Here, because anything other than a comment after the `]` (closing square
bracket) is invalid, the parser ignores `child = value` on the first line.
Also, because `#` (hash mark) isn't the standard for initiating a comment, the
second line creates a child of `section` named `# comments`, with the value
`cool!`. Keep your files valid and standard and you won't have issues.
== Compatibility ==
While Nickel should be able to parse any Windows-compatible .ini file, it
won't necessarily output to a format that Windows will understand. Some
circumstances it will generate an incompatible file are:
* The tree is more than one level deep.
* A node's name or value contains a special character: `[` `=` `\` `;` etc. (as
these may be escaped by Nickel)
* A node's name or value has initial or trailing whitespace (as Nickel will
put such a string inside quotes)
Nickel can always parse a file it generates; it's just that Windows doesn't
understand some of Nickel's syntax, I believe, like nested headings, escaped
characters, and quotes. Also, if you read a Windows-compatible .ini file
into memory and write it right back out to disk, you'll get a Windows-compatible .ini file as long as no special characters are in any node's
value. Nickel is fairly good about escaping special characters only when
necessary (as of [milestone:"Nickel v1.1.0" v1.1.0], anyway), but if maximum compatibility with other
parsers is your goal, avoid special characters in names and values.
== File Generation ==
It's also worth noting that since Nickel builds an in-memory map based on the
.ini file, and writing files uses the in-memory representation of the data,
comments in the file are entirely lost.

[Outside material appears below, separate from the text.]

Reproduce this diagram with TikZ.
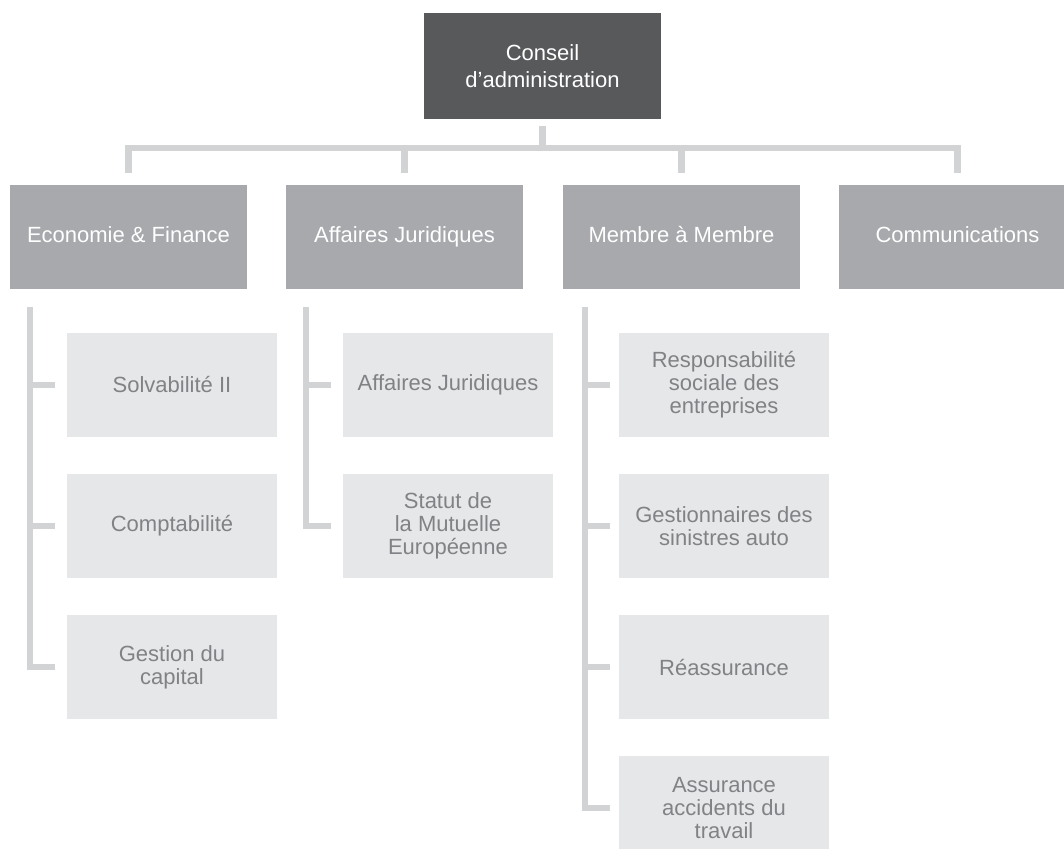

This is unfortunate, but means that
Nickel runs quickly enough to be used inside, say, a game, since accessing
the data doesn't require costly disk reads.
It's also unfortunate that order is lost between reading and writing. This
is due to hashing mixing things up. The speed gain from hashing entries
greatly outweighs maintaining order, in my mind, and keeping an index of the
order nodes were added would take more overhead than I believe it's worth.